Чистота, тишина, безлюдье, высокие белые двери, латунные ручки, прекрасный старый начала XX века кафельный узорчатый пол, просторный вестибюль, где кроме меня только где-то там, в конце была гардеробная, а в ней затихшая в полусне женщина, выдававшая халаты. И совершенно изумительная акустика — каждый звук буквально подвешивался под своды как хрустальный колокольчик, — стоило сделать только несколько шагов и слегка топнуть подковкой каблука, как все это замершее и словно обезлюдевшее здание озарялось каким-то долгозвучным аккордом…

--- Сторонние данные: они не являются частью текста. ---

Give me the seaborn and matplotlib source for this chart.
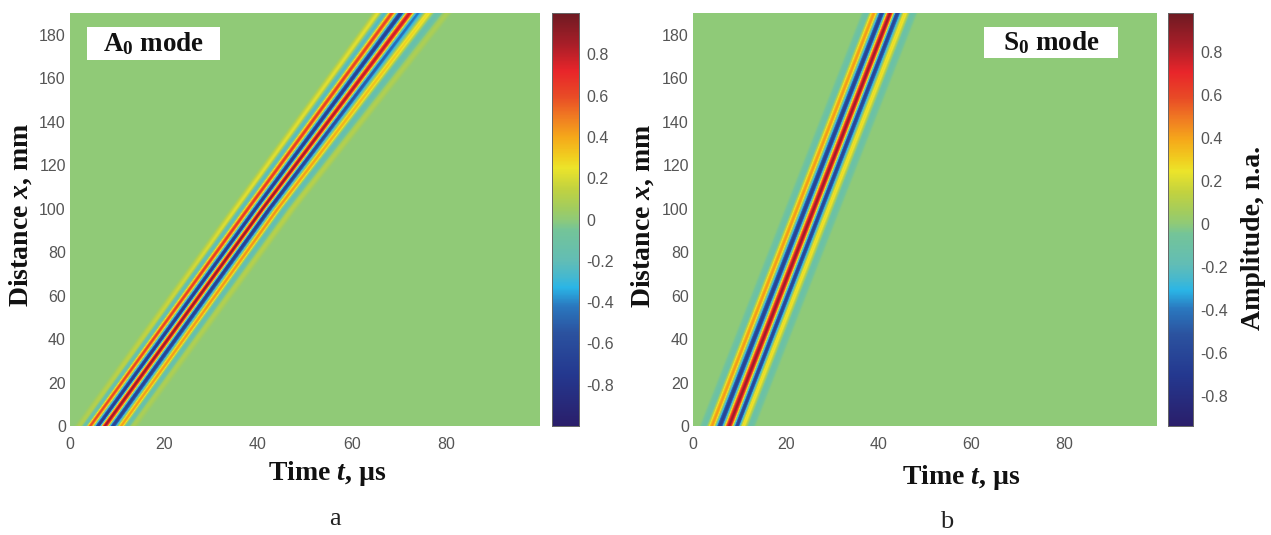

Не помню почему, но мама меня к бабушке наверх не повела. Я осталась одна с яблоком в руках — ее дожидаться… Никто не пробегал мимо, не лязгал железным костылем и не возвещал миру о нестерпимых его безобразиях большой старинный лифт, не раздавались гулко чьи-то шаги по стертым старинным лестницам…
Больница молчала, погруженная в глубокое оцепенение…
А я умела в детстве сидеть тихо и ждать, для меня это не было пыткой. Рассматривать узоры кафеля, чудом сохранившиеся со временем постройки в 1901–1903 годах, аквариум с какими-то страшноватыми тритонами на окне, большой фикус и ухоженные алое, какие-то мелкие приятные цветочки в горшках, обернутых в жатую бумагу, — вероятно бальзамины… И вдруг меня совершенно неожиданно что-то окутало, словно я вошла в зону тумана, в котором стало трудно дышать. И навалилось на мое пятилетнее сердце страшная тоска…
Что это было? Как я тогда это почувствовала и что поняла? — спрашиваю сейчас себя об этом — спустя жизнь, но уже не могу ответить. Но почему-то ведь не забыла я тогда пережитое в пустом больничном вестибюле. Помню, что в один миг мне стало страшно в этой мирной, чистой и вовсе не тревожной, стерильно чистой и даже элегантной обстановке.
«Что-то с бабушкой?» — испугалась я. За окном висел нескончаемый октябрьский дождь, пеленой укрывший все такие же, как здесь, сгустки тоски: больницы Калужской, печальный Нескучный сад… И захватило, уволокло меня это беспросветное безнадежие, это ощущение последней неотвратимости человеческого конца, чувство глубочайшей оставленности и беззащитности несчастных жертв перед несметными полчищами алчных уродов, поджидавших свою богатую ловитву, этих вечно пасущиеся там, невидимых, но ощущаемых явственно духов тьмы…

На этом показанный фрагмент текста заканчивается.